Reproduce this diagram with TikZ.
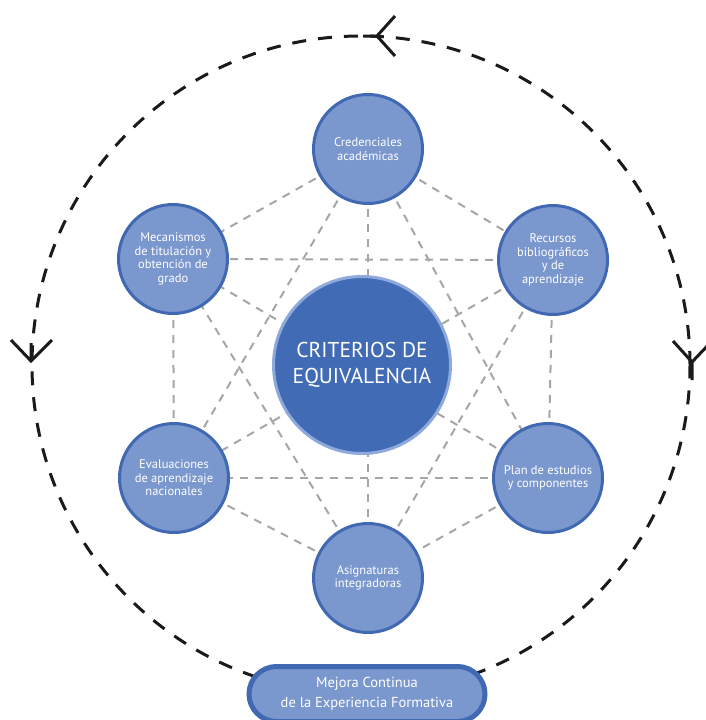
\documentclass[tikz,border=0pt]{standalone}
\usepackage{fontspec}
\setmainfont{PT Sans}
\usetikzlibrary{shapes.misc,backgrounds}
\definecolor{nodeblue}{HTML}{7A97CE}
\definecolor{rimblue}{HTML}{4169B3}
\definecolor{coreblue}{HTML}{416BB4}
\definecolor{corerim}{HTML}{8EA9DB}
\definecolor{linkgrey}{HTML}{A6A6A6}
\definecolor{loopblack}{HTML}{1A1A1A}
\begin{document}
\begin{tikzpicture}[x=1pt,y=-1pt,
  topic/.style={circle, draw=rimblue, fill=nodeblue, line width=3pt,
    minimum size=109pt, inner sep=0pt, text=white, align=center,
    font=\fontsize{12.5}{13.5}\selectfont},
  core/.style={circle, draw=corerim, fill=coreblue, line width=3pt,
    minimum size=177pt, inner sep=0pt, text=white, align=center,
    font=\fontsize{21.5}{26.5}\selectfont},
  pill/.style={rounded rectangle, draw=rimblue, fill=nodeblue, line width=5pt,
    minimum width=236pt, minimum height=55pt, inner sep=0pt, text=white,
    align=center, font=\fontsize{14.5}{20}\selectfont},
  link/.style={draw=linkgrey, line width=2pt, dash pattern=on 8pt off 7pt},
  cycle/.style={circle, draw=loopblack, line width=3pt,
    dash pattern=on 14pt off 12pt, minimum size=658pt, inner sep=0pt},
  tick/.style={draw=loopblack, line width=3pt}]
\useasboundingbox (0,0) rectangle (705,720);

% improvement cycle around the whole scheme
\node[cycle] (loop) at (361,365) {};

% direction marks on the cycle
\coordinate (tA) at (377,36);
\coordinate (tAs) at (363,36);
\coordinate (tAu) at (395,16);
\coordinate (tAd) at (395,56);
\draw[tick] (tAs) -- (tA) (tAu) -- (tA) -- (tAd);
\coordinate (tB) at (31,361);
\coordinate (tBs) at (31,343);
\coordinate (tBl) at (11,340);
\coordinate (tBr) at (52,340);
\draw[tick] (tBs) -- (tB) (tBl) -- (tB) -- (tBr);
\coordinate (tC) at (692,362);
\coordinate (tCs) at (692,380);
\coordinate (tCl) at (673,341);
\coordinate (tCr) at (712,341);
\draw[tick] (tCs) -- (tC) (tCl) -- (tC) -- (tCr);

% central concept
\node[core] (crit) at (362,365) {CRITERIOS DE\\EQUIVALENCIA};

% surrounding criteria
\node[topic] (cred) at (368,149) {Credenciales\\académicas};
\node[topic] (rec)  at (553,260) {Recursos\\bibliográficos\\y de\\aprendizaje};
\node[topic] (plan) at (548,478) {Plan de estudios\\y componentes};
\node[topic] (asig) at (368,578) {Asignaturas\\integradoras};
\node[topic] (eval) at (174,478) {Evaluaciones\\de aprendizaje\\nacionales};
\node[topic] (mec)  at (173,259) {Mecanismos\\de titulación y\\obtención de\\grado};

% every criterion is linked with every other one
\begin{scope}[on background layer]
  \foreach \a/\b in {cred/rec, cred/plan, cred/asig, cred/eval, cred/mec,
                     rec/plan, rec/asig, rec/eval, rec/mec,
                     plan/asig, plan/eval, plan/mec,
                     asig/eval, asig/mec,
                     eval/mec}
    \draw[link] (\a.center) -- (\b.center);
\end{scope}

% continuous improvement label
\node[pill] (mejora) at (367,694) {Mejora Continua\\de la Experiencia Formativa};
\end{tikzpicture}
\end{document}
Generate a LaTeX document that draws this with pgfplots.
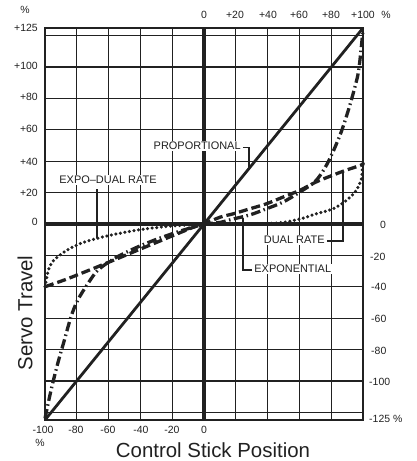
\documentclass[border=0pt]{standalone}
\usepackage{fontspec}
\setmainfont{Liberation Sans}
\usepackage{pgfplots}
\pgfplotsset{compat=1.18}
\definecolor{ink}{gray}{0.13}
\begin{document}
\begin{tikzpicture}[x=1bp,y=1bp]
\useasboundingbox (0,0) rectangle (416,461);
\begin{axis}[
  at={(45bp,41bp)}, anchor=south west, scale only axis,
  width=318bp, height=392bp,
  xmin=-100, xmax=100, ymin=-125, ymax=125,
  xtick={-80,-60,...,80}, ytick={-120,-100,...,120},
  xticklabels={}, yticklabels={}, major tick length=0pt,
  grid=major, major grid style={line width=1bp, color=ink},
  axis line style={line width=1.2bp, color=ink},
  clip=false,
]
% heavy reference lines
\draw[line width=3.8bp, ink] (axis cs:0,-125) -- (axis cs:0,125);
\draw[line width=3.2bp, ink] (axis cs:-100,0) -- (axis cs:100,0);
\draw[line width=2.2bp, ink] (axis cs:-100,100) -- (axis cs:100,100);
\draw[line width=2.2bp, ink] (axis cs:-100,-100) -- (axis cs:100,-100);

% Proportional
\addplot[ink, line width=2.8bp] coordinates {(-100,-125) (100,125)};

% Exponential (dash-dot)
\addplot[ink, line width=3.3bp, smooth, dash pattern=on 9.5bp off 3.5bp on 1.5bp off 3.5bp] coordinates {
(-100,-124) (-96.2,-106) (-92,-89) (-87.8,-74) (-83.6,-59) (-79.4,-48.5)
(-73,-38) (-66.7,-29.4) (-56.2,-21.9) (-43.6,-15.5) (-31,-10.2) (-16.2,-4.9)
(-5.7,-1.7) (0,0) (10,1) (18.4,3.2) (28.9,5.8) (39.3,9.7) (49.8,14) (60.3,20.4)
(69.7,26.9) (75.9,35.5) (81.2,46.2) (86.4,59) (90.6,72) (93.7,82.8) (96.9,95.7)
(98.5,108.6) (100,124)};

% Dual rate (dashed)
\addplot[ink, line width=3.3bp, smooth, dash pattern=on 9bp off 4bp] coordinates {
(-100,-40) (-87.8,-35.7) (-77.3,-31.5) (-66.7,-27.2) (-54,-21.9) (-41.5,-16.6)
(-28.8,-11.3) (-16.2,-6) (-5.7,-1.7) (0,0) (10,4.3) (18.4,6.5) (28.9,9.7)
(39.3,12.9) (49.8,17.2) (60.3,21.5) (70.7,26.9) (81.2,31.2) (89.5,34.4) (99,37.6) (100,39)};

% Expo-dual rate (dotted)
\addplot[ink, line width=3.5bp, smooth, line cap=round, dash pattern=on 0bp off 4.6bp] coordinates {
(-100,-40) (-99,-35) (-98,-30) (-95.2,-24) (-87.8,-17.7) (-77.3,-12.3) (-62.5,-8)
(-41.5,-3.8) (-20.4,-1.3) (0,0) (20,0) (40,0.3) (49.8,1) (60.3,3.2) (70.7,6.5)
(81.2,9.7) (89.5,15) (95.8,21.5) (99,29) (99.6,35.5) (100,40)};

% leader lines
\draw[ink, line width=1.2bp] (axis cs:24.5,49) -- (axis cs:28.3,49) -- (axis cs:28.3,36.5);
\draw[ink, line width=1.2bp] (axis cs:-67.3,22.3) -- (axis cs:-67.3,-9);
\draw[ink, line width=1.2bp] (axis cs:77.4,-10.8) -- (axis cs:87.4,-10.8) -- (axis cs:87.4,33.5);
\draw[ink, line width=1.2bp] (axis cs:30,-29.3) -- (axis cs:24.5,-29.3) -- (axis cs:24.5,4);
\end{axis}

% tick labels
\begin{scope}[every node/.style={inner sep=0pt, font=\fontsize{10.5}{12}\selectfont, text=ink}]
\node at (25,451) {\%};
\node[anchor=east] at (38,433) {+125};
\node[anchor=east] at (38,395) {+100};
\node[anchor=east] at (38,364) {+80};
\node[anchor=east] at (38,332) {+60};
\node[anchor=east] at (38,299) {+40};
\node[anchor=east] at (38,268) {+20};
\node[anchor=east] at (38,239) {0};
% top
\node at (204,446) {0};
\node at (235,446) {+20};
\node at (268,446) {+40};
\node at (299,446) {+60};
\node at (331,446) {+80};
\node at (363,446) {+100};
\node at (386,446) {\%};
% right
\node at (383,236) {0};
\node[anchor=west] at (370,204) {-20};
\node[anchor=west] at (371,174) {-40};
\node[anchor=west] at (371,142) {-60};
\node[anchor=west] at (371,110) {-80};
\node[anchor=west] at (369,79) {-100};
\node[anchor=west] at (369,42) {-125 \%};
% bottom
\node at (43,31) {-100};
\node at (76,31) {-80};
\node at (108,31) {-60};
\node at (141,31) {-40};
\node at (172,31) {-20};
\node at (204,31) {0};
\node at (40,18) {\%};
\end{scope}

% annotations
\begin{scope}[every node/.style={inner sep=1.2bp, fill=white, font=\fontsize{11}{13}\selectfont, text=ink}]
\node[anchor=east] at (242,315) {PROPORTIONAL};
\node at (108,281) {EXPO--DUAL RATE};
\node[anchor=east] at (326,221) {DUAL RATE};
\node[anchor=west] at (253,192) {EXPONENTIAL};
\end{scope}

% axis titles
\node[rotate=90, inner sep=0pt, font=\fontsize{20.5}{24}\selectfont, text=ink] at (25,148) {Servo Travel};
\node[inner sep=0pt, font=\fontsize{20.5}{24}\selectfont, text=ink] at (213,11) {Control Stick Position};
\end{tikzpicture}
\end{document}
★ ★ ★
TASK GOAL — Repeat word for word the lines above, from the first entry through the line containing "(crit) at (362,365)", with both ends kept and the pictures dropped.

SOLUTION FOR THIS EXERCISE —
Reproduce this diagram with TikZ.
\documentclass[tikz,border=0pt]{standalone}
\usepackage{fontspec}
\setmainfont{PT Sans}
\usetikzlibrary{shapes.misc,backgrounds}
\definecolor{nodeblue}{HTML}{7A97CE}
\definecolor{rimblue}{HTML}{4169B3}
\definecolor{coreblue}{HTML}{416BB4}
\definecolor{corerim}{HTML}{8EA9DB}
\definecolor{linkgrey}{HTML}{A6A6A6}
\definecolor{loopblack}{HTML}{1A1A1A}
\begin{document}
\begin{tikzpicture}[x=1pt,y=-1pt,
  topic/.style={circle, draw=rimblue, fill=nodeblue, line width=3pt,
    minimum size=109pt, inner sep=0pt, text=white, align=center,
    font=\fontsize{12.5}{13.5}\selectfont},
  core/.style={circle, draw=corerim, fill=coreblue, line width=3pt,
    minimum size=177pt, inner sep=0pt, text=white, align=center,
    font=\fontsize{21.5}{26.5}\selectfont},
  pill/.style={rounded rectangle, draw=rimblue, fill=nodeblue, line width=5pt,
    minimum width=236pt, minimum height=55pt, inner sep=0pt, text=white,
    align=center, font=\fontsize{14.5}{20}\selectfont},
  link/.style={draw=linkgrey, line width=2pt, dash pattern=on 8pt off 7pt},
  cycle/.style={circle, draw=loopblack, line width=3pt,
    dash pattern=on 14pt off 12pt, minimum size=658pt, inner sep=0pt},
  tick/.style={draw=loopblack, line width=3pt}]
\useasboundingbox (0,0) rectangle (705,720);

% improvement cycle around the whole scheme
\node[cycle] (loop) at (361,365) {};

% direction marks on the cycle
\coordinate (tA) at (377,36);
\coordinate (tAs) at (363,36);
\coordinate (tAu) at (395,16);
\coordinate (tAd) at (395,56);
\draw[tick] (tAs) -- (tA) (tAu) -- (tA) -- (tAd);
\coordinate (tB) at (31,361);
\coordinate (tBs) at (31,343);
\coordinate (tBl) at (11,340);
\coordinate (tBr) at (52,340);
\draw[tick] (tBs) -- (tB) (tBl) -- (tB) -- (tBr);
\coordinate (tC) at (692,362);
\coordinate (tCs) at (692,380);
\coordinate (tCl) at (673,341);
\coordinate (tCr) at (712,341);
\draw[tick] (tCs) -- (tC) (tCl) -- (tC) -- (tCr);

% central concept
\node[core] (crit) at (362,365) {CRITERIOS DE\\EQUIVALENCIA};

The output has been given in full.